Il nous a dit qu'il croyait Mathias et ça c'est très important. Très important pour nous, pour Mathias et pour sa reconstruction. Il a avoué que le système a merdé.
Maître Myriam Guedj-Benayoun, avocate de l'association Innocence en danger
Au palais de justice de Châteauroux, le témoignage de cet ancien éducateur est très précieux. Sans doute un tournant dans ce procès. Un témoignage "très touchant" pour l'avocate de l'association Innocence en danger. "Il nous a dit qu'il croyait Mathias et ça c'est très important.

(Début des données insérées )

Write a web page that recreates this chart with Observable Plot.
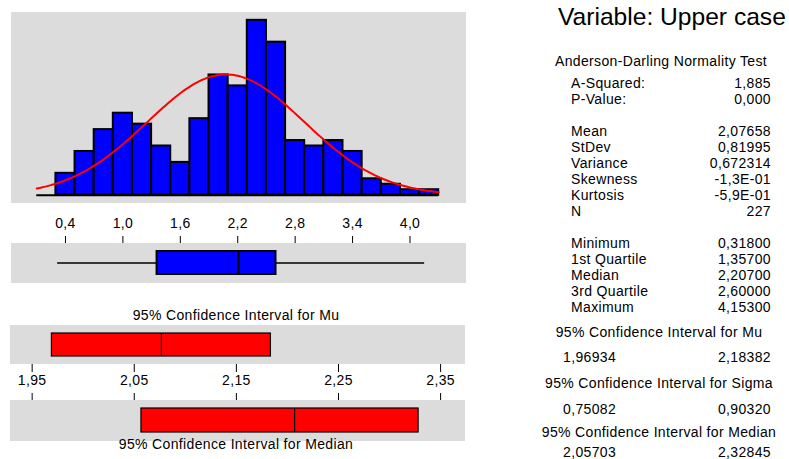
<!DOCTYPE html>
<html><head><meta charset="utf-8">
<script src="https://cdn.jsdelivr.net/npm/d3@7"></script>
<script src="https://cdn.jsdelivr.net/npm/@observablehq/plot@0.6"></script>
<style>
body{margin:0;background:#fff;}
#chart{position:relative;width:789px;height:459px;overflow:hidden;font-family:"Liberation Sans",Arial,sans-serif;}
#chart > svg{position:absolute;}
</style></head><body><div id="chart"></div>
<script>
// ---- data ----
const variableName = "Upper case";
const binStart = [0.1,0.3,0.5,0.7,0.9,1.1,1.3,1.5,1.7,1.9,2.1,2.3,2.5,2.7,2.9,3.1,3.3,3.5,3.7,3.9,4.1];
const binWidth = 0.2;
const counts   = [0,4,8,12,15,13,9,6,14,22,20,32,28,10,9,10,8,3,2,1,1];
const histTicks = [0.4,1.0,1.6,2.2,2.8,3.4,4.0];
const ciTicks = [1.95,2.05,2.15,2.25,2.35];
const mean = 2.07658, stdev = 0.81995, nObs = 227;
const minimum = 0.318, quartile1 = 1.357, median = 2.207, quartile3 = 2.6, maximum = 4.153;
const ciMu = [1.96934, 2.18382];
const ciSigma = [0.75082, 0.90320];
const ciMedian = [2.05703, 2.32845];
const adLabels = ["A-Squared:", "P-Value:"];
const adValues = ["1,885", "0,000"];
const momentLabels = ["Mean","StDev","Variance","Skewness","Kurtosis","N"];
const momentValues = ["2,07658","0,81995","0,672314","-1,3E-01","-5,9E-01","227"];
const quantLabels = ["Minimum","1st Quartile","Median","3rd Quartile","Maximum"];
const quantValues = ["0,31800","1,35700","2,20700","2,60000","4,15300"];
const ciTitles = ["95% Confidence Interval for Mu","95% Confidence Interval for Sigma","95% Confidence Interval for Median"];
const ciValueText = [["1,96934","2,18382"],["0,75082","0,90320"],["2,05703","2,32845"]];

// ---- helpers ----
const comma = f => d => d3.format(f)(d).replace(".", ",");
const GRAY = "#dcdcdc";
const FONT = {fontFamily:"Liberation Sans, Arial, sans-serif", fontSize:"14px", letterSpacing:"0.35px", color:"black", background:"transparent", overflow:"visible"};
const histDomain = [-0.164, 4.58];
const ciDomain = [1.9288, 2.3734];
const chart = document.getElementById("chart");
function place(svg, left, top){ svg.style.left = left+"px"; svg.style.top = top+"px"; chart.appendChild(svg); }

const histData = binStart.map((x0,i)=>({x1:x0, x2:x0+binWidth, count:counts[i]}));
const lastEdge = binStart[binStart.length-1] + binWidth;
const curve = d3.range(binStart[0], lastEdge + 1e-9, 0.02).map(x => ({
  x, y: nObs*binWidth*Math.exp(-0.5*((x-mean)/stdev)**2)/(stdev*Math.sqrt(2*Math.PI))
}));

// ---- histogram ----
place(Plot.plot({
  width:454, height:190, margin:0, style:FONT,
  x:{domain:histDomain, axis:null},
  y:{domain:[-1.34,33.43], axis:null},
  marks:[
    Plot.frame({fill:GRAY, stroke:GRAY}),
    Plot.ruleY([0], {x1:binStart[0], x2:lastEdge, stroke:"black", strokeWidth:2}),
    Plot.rect(histData, {x1:"x1", x2:"x2", y1:0, y2:"count", fill:"#0000ff", stroke:"black", strokeWidth:2}),
    Plot.line(curve, {x:"x", y:"y", stroke:"#ff0000", strokeWidth:2})
  ]
}), 11, 12);

// ---- boxplot with axis ----
const box = [{name:variableName, min:minimum, q1:quartile1, med:median, q3:quartile3, max:maximum}];
place(Plot.plot({
  width:454, height:79, marginTop:40, marginBottom:0, marginLeft:0, marginRight:0, style:FONT,
  x:{domain:histDomain, axis:"top", ticks:histTicks, tickFormat:comma(".1f"), tickSize:8, tickPadding:8, label:null},
  y:{domain:[variableName], padding:0.25, axis:null},
  marks:[
    Plot.frame({fill:GRAY, stroke:GRAY}),
    Plot.ruleY(box, {y:"name", x1:"min", x2:"max", stroke:"black", strokeWidth:1.5}),
    Plot.barX(box, {y:"name", x1:"q1", x2:"q3", fill:"#0000ff", stroke:"black", strokeWidth:2}),
    Plot.tickX(box, {y:"name", x:"med", stroke:"black", strokeWidth:2})
  ]
}), 11, 203);

// ---- CI for Mu ----
const mu = [{name:"Mu", lo:ciMu[0], hi:ciMu[1], c:mean}];
place(Plot.plot({
  width:454, height:62, marginTop:0, marginBottom:24, marginLeft:0, marginRight:0, style:FONT,
  x:{domain:ciDomain, ticks:ciTicks, tickFormat:comma(".2f"), tickSize:9, tickPadding:3, label:null},
  y:{domain:["Mu"], padding:0.24, axis:null},
  marks:[
    Plot.frame({fill:GRAY, stroke:GRAY}),
    Plot.barX(mu, {y:"name", x1:"lo", x2:"hi", fill:"#ff0000", stroke:"black", strokeWidth:1.2}),
    Plot.tickX(mu, {y:"name", x:"c", stroke:"black", strokeWidth:1.2})
  ]
}), 10, 325);

// ---- CI for Median ----
const md = [{name:"Median", lo:ciMedian[0], hi:ciMedian[1], c:median}];
place(Plot.plot({
  width:454, height:48, marginTop:8, marginBottom:0, marginLeft:0, marginRight:0, style:FONT,
  x:{domain:ciDomain, axis:"top", ticks:ciTicks, tickFormat:()=>"", tickSize:8, label:null},
  y:{domain:["Median"], padding:0.24, axis:null},
  marks:[
    Plot.frame({fill:GRAY, stroke:GRAY}),
    Plot.barX(md, {y:"name", x1:"lo", x2:"hi", fill:"#ff0000", stroke:"black", strokeWidth:1.2}),
    Plot.tickX(md, {y:"name", x:"c", stroke:"black", strokeWidth:1.2})
  ]
}), 10, 392);

// ---- text overlay ----
const svg = d3.create("svg").attr("width",789).attr("height",459)
  .style("left","0px").style("top","0px")
  .attr("font-family","Liberation Sans, Arial, sans-serif").attr("font-size",14)
  .style("letter-spacing","0.35px").attr("fill","black");
const t = (x,y,s,anchor="start") => svg.append("text").attr("x",x).attr("y",y).attr("text-anchor",anchor).text(s);
t(236, 319.5, ciTitles[0], "middle");
t(236, 449, ciTitles[2], "middle");
svg.append("text").attr("x",558).attr("y",25).attr("font-size",24.6).style("letter-spacing","0px").text("Variable: " + variableName);
t(661, 66, "Anderson-Darling Normality Test", "middle");
const LX = 571, RX = 771;
adLabels.forEach((l,i)=>{ t(LX, 88+16*i, l); t(RX, 88+16*i, adValues[i], "end"); });
momentLabels.forEach((l,i)=>{ t(LX, 136+16*i, l); t(RX, 136+16*i, momentValues[i], "end"); });
quantLabels.forEach((l,i)=>{ t(LX, 247.5+16*i, l); t(RX, 247.5+16*i, quantValues[i], "end"); });
const hY = [336.5, 388, 437], vY = [362, 413.5, 456.5];
ciTitles.forEach((s,i)=>{ t(659, hY[i], s, "middle"); t(563, vY[i], ciValueText[i][0]); t(RX, vY[i], ciValueText[i][1], "end"); });
chart.appendChild(svg.node());
</script></body></html>
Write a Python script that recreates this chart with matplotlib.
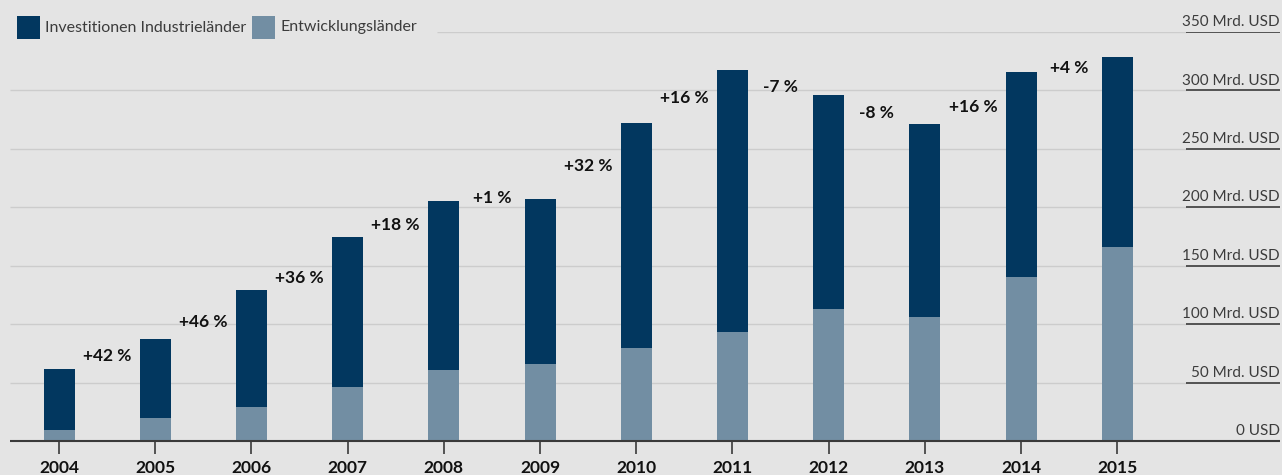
import matplotlib
matplotlib.use("Agg")
import matplotlib.pyplot as plt
from matplotlib.patches import Rectangle

plt.rcParams['font.family'] = ['Lato', 'DejaVu Sans']

years = ["2004", "2005", "2006", "2007", "2008", "2009", "2010", "2011", "2012", "2013", "2014", "2015"]
entwicklung = [9.4, 19.7, 29.1, 46.2, 60.8, 65.9, 79.6, 93.3, 113.0, 106.2, 140.4, 166.0]
industrie = [52.2, 67.6, 100.2, 128.5, 144.7, 141.3, 192.7, 224.3, 183.2, 165.2, 175.6, 162.8]
pct_labels = ["+42 %", "+46 %", "+36 %", "+18 %", "+1 %", "+32 %", "+16 %", "-7 %", "-8 %", "+16 %", "+4 %"]
pct_label_y = [72.8, 101.9, 139.6, 184.9, 208.0, 235.4, 293.7, 303.0, 280.8, 286.0, 319.3]
y_ticks = [0, 50, 100, 150, 200, 250, 300, 350]
y_tick_labels = ["0 USD", "50 Mrd. USD", "100 Mrd. USD", "150 Mrd. USD", "200 Mrd. USD",
                 "250 Mrd. USD", "300 Mrd. USD", "350 Mrd. USD"]
legend_labels = ["Investitionen Industrieländer", "Entwicklungsländer"]

BG = "#e4e4e4"
DARK = "#02375f"
LIGHT = "#728ea3"
GRID = "#cccccc"
AXIS = "#3a3a3a"

W, H = 1282, 475
fig = plt.figure(figsize=(W / 100, H / 100), dpi=100, facecolor=BG)

px_left, px_right = 8, 1280
px_base, px_top = 441, 32
ax = fig.add_axes([px_left / W, (H - px_base) / H, (px_right - px_left) / W, (px_base - px_top) / H])
ax.set_facecolor(BG)

c0, step = 59, 96.2
xmin = (px_left - c0) / step
xmax = (px_right - c0) / step
ax.set_xlim(xmin, xmax)
ax.set_ylim(0, 350)

grid_end = (1186 - c0) / step
grid_start = (10 - c0) / step
top_grid_start = (437 - c0) / step

for v, lab in zip(y_ticks, y_tick_labels):
    if v == 0:
        continue
    gs = top_grid_start if v == 350 else grid_start
    ax.plot([gs, grid_end], [v, v], color=GRID, lw=1.0, zorder=1, solid_capstyle='butt')
    ax.plot([grid_end, xmax], [v, v], color=AXIS, lw=1.2, zorder=1, solid_capstyle='butt')
for v, lab in zip(y_ticks, y_tick_labels):
    ax.text(xmax, v + 2.5, lab, ha='right', va='bottom', fontsize=11, color="#3c3c3c")

x = list(range(len(years)))
bw = 31 / step
ax.bar(x, entwicklung, width=bw, color=LIGHT, zorder=2)
ax.bar(x, industrie, width=bw, bottom=entwicklung, color=DARK, zorder=2)

for i, (lab, yv) in enumerate(zip(pct_labels, pct_label_y)):
    ax.text(i + 0.5, yv, lab, ha='center', va='center', fontsize=12.5, fontweight='bold', color="#111111")

ax.plot([grid_start, xmax], [0, 0], color=AXIS, lw=1.5, zorder=3, solid_capstyle='butt', clip_on=False)

for s in ax.spines.values():
    s.set_visible(False)
ax.set_yticks([])
ax.set_xticks(x)
ax.set_xticklabels(years, fontsize=12.5, fontweight='bold', color="#111111")
ax.tick_params(axis='x', direction='out', length=9, width=1.2, color=AXIS, pad=5)

# legend
for (lab, col, sx) in zip(legend_labels, [DARK, LIGHT], [17, 252]):
    fig.patches.append(Rectangle((sx / W, (H - 39) / H), 23 / W, 23 / H, transform=fig.transFigure,
                                 facecolor=col, edgecolor='none'))
    fig.text((sx + 28) / W, (H - 27.5) / H, lab, ha='left', va='center', fontsize=11.5, color="#3c3c3c")

fig.savefig("out.png", dpi=100, facecolor=BG)
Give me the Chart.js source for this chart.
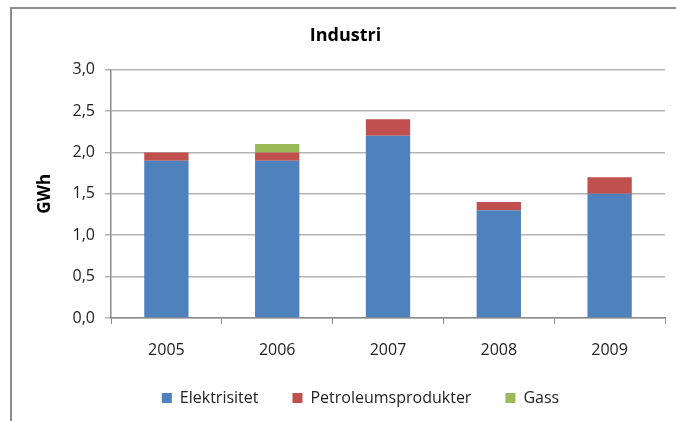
<!DOCTYPE html>
<html>
<head>
<meta charset="utf-8">
<script src="https://cdn.jsdelivr.net/npm/chart.js@4"></script>
<style>
    body { margin: 0; background: #fff; }
    #wrap { position: relative; width: 676px; height: 421px; }
    #frame {
        position: absolute; left: 10px; top: 7px; right: 0; bottom: 0;
        border-top: 2px solid #8c8c8c; border-left: 2px solid #8c8c8c;
    }
    #chart { position: absolute; left: 0; top: 0; }
</style>
</head>
<body>
<div id="wrap">
    <div id="frame"></div>
    <canvas id="chart" width="676" height="421"></canvas>
</div>
<script>
'use strict'

const years = ["2005", "2006", "2007", "2008", "2009"];
const elektrisitet = [1.9, 1.9, 2.2, 1.3, 1.5];
const petroleum = [0.1, 0.1, 0.2, 0.1, 0.2];
const gass = [0, 0.1, 0, 0, 0];
const yTicks = [0, 0.5, 1.0, 1.5, 2.0, 2.5, 3.0];

const font = "'Open Sans', 'Liberation Sans', sans-serif";
const gridColor = "#b4b4b4";

// legend and title sit a bit right of centre in the original
const shiftBoxes = {
    id: "shiftBoxes",
    afterLayout(chart) {
        chart.legend.left += 28;
        chart.legend.right += 28;
        chart.titleBlock.left += 13;
        chart.titleBlock.right += 13;
    }
};

new Chart(document.getElementById("chart"), {
    type: "bar",
    data: {
        labels: years,
        datasets: [
            {label: "Elektrisitet", data: elektrisitet, backgroundColor: "#4f81bd"},
            {label: "Petroleumsprodukter", data: petroleum, backgroundColor: "#c0504d"},
            {label: "Gass", data: gass, backgroundColor: "#9bbb59"}
        ]
    },
    plugins: [shiftBoxes],
    options: {
        responsive: false,
        animation: false,
        categoryPercentage: 1,
        barPercentage: 0.4,
        layout: {padding: {left: 0, right: 11, top: 0, bottom: 5}},
        plugins: {
            title: {
                display: true,
                text: "Industri",
                color: "#000",
                font: {family: font, size: 18, weight: "bold"},
                padding: {top: 25, bottom: 23}
            },
            legend: {
                position: "bottom",
                labels: {
                    color: "#222",
                    font: {family: font, size: 16},
                    boxWidth: 10,
                    boxHeight: 10,
                    padding: 34
                }
            },
            tooltip: {enabled: false}
        },
        scales: {
            x: {
                stacked: true,
                grid: {
                    offset: true,
                    drawOnChartArea: false,
                    drawTicks: true,
                    tickLength: 6,
                    color: "#8c8c8c"
                },
                border: {color: "#8c8c8c", width: 1.5},
                ticks: {
                    color: "#222",
                    font: {family: font, size: 16},
                    padding: 17
                },
                afterFit: (scale) => { scale.height = 38; }
            },
            y: {
                stacked: true,
                min: 0,
                max: 3,
                afterBuildTicks: (scale) => {
                    scale.ticks = yTicks.map(v => ({value: v}));
                },
                grid: {
                    color: gridColor,
                    lineWidth: 1.5,
                    tickLength: 6
                },
                border: {color: "#8c8c8c", width: 1.5},
                ticks: {
                    color: "#222",
                    font: {family: font, size: 16},
                    padding: 10,
                    callback: (value) => value.toFixed(1).replace(".", ",")
                },
                title: {
                    display: true,
                    text: "GWh",
                    color: "#000",
                    font: {family: font, size: 17, weight: "bold"},
                    padding: {top: 35, bottom: 0}
                },
                afterFit: (scale) => { scale.width = 111; }
            }
        }
    }
});
</script>
</body>
</html>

Très important pour nous, pour Mathias et pour sa reconstruction. Il a avoué que le système a merdé".
Pas un éducateur "qui n'a pas craqué dans cette affaire"
Pas question pour Maître Myriam Guej-Benayoun d'en faire le bouc émissaire de cette affaire. Devant les caméras, elle défend même les éducateurs et autres travailleurs sociaux impliqués : "Ils font ce qu'ils peuvent. (…) Est-ce qu'on ne repose pas tout le système sur ces gens-là ? Je pense que la réponse est oui. Et on est en train de les broyer. Combien d'éducateurs font des burn-outs ? Il n'y en a pas un seul qui a tenu le coup dans ce dossier". Guillaume, lui-même, a démissionné après deux burn-outs.
Le récit d'un échec collectif dans un procès où le Département du Nord n'a pas été appelé à témoigner. Sa responsabilité est pourtant questionnée en permanence dans ce procès. "L'ASE du Nord, c'est tout sauf la protection de l'enfance", déplore Jean Sannier, avocat des parties civiles. "L'ASE du Nord est totalement défaillante. Le Président du Conseil départemental aurait dû avoir le courage de venir à cette audience. Courage qui encore une fois n'est pas démontré".
Pour Maître Guedj-Benayoun, c'est un choix du Parquet pour qui "l'ASE doit être emmenée devant un tribunal administratif et non un tribunal correctionnel. Selon eux, il n'y a pas de fautes pénales". Et d'insister : "Selon eux".
"Je m'excuse, je suis désolé d'avoir été un salaud"
Dans l'après-midi de ce troisième jour d'audience, la tension est montée quand Bruno Cloud est venu à la barre. Il parle fort, beaucoup, se fait souvent reprendre par le juge. Mais Bruno Cloud veut dire la "vérité". Devant les juges, il reconnaît l'intégralité des faits qui lui sont reprochés. Mathias lance timidement un "merci" dans la salle d'audience.
"Je m'excuse, je suis désolé d'avoir été un salaud", lance Bruno Cloud à Maëva, une autre jeune victime. Elle avait été giflée par Bruno Cloud et était tombée au sol face à la violence du coup. "Il assume, il avoue mais avec le sourire", nous dira-t-elle la voix tremblante après l'audience. "Ça me détruit, ça me fait mal. Je n'oublierai pas. Je sens toujours ce vide". Le jeune Damien, qui avait été frappé à coups de cravache, se sent au contraire soulagé : "Ça change des choses. Il n'a pas remis ma parole en doute. On a été écouté. Ça fait du bien".
Le quatrième jour de procès sera dédié à l'audition des enfants et des familles d'accueil sur le banc des prévenus.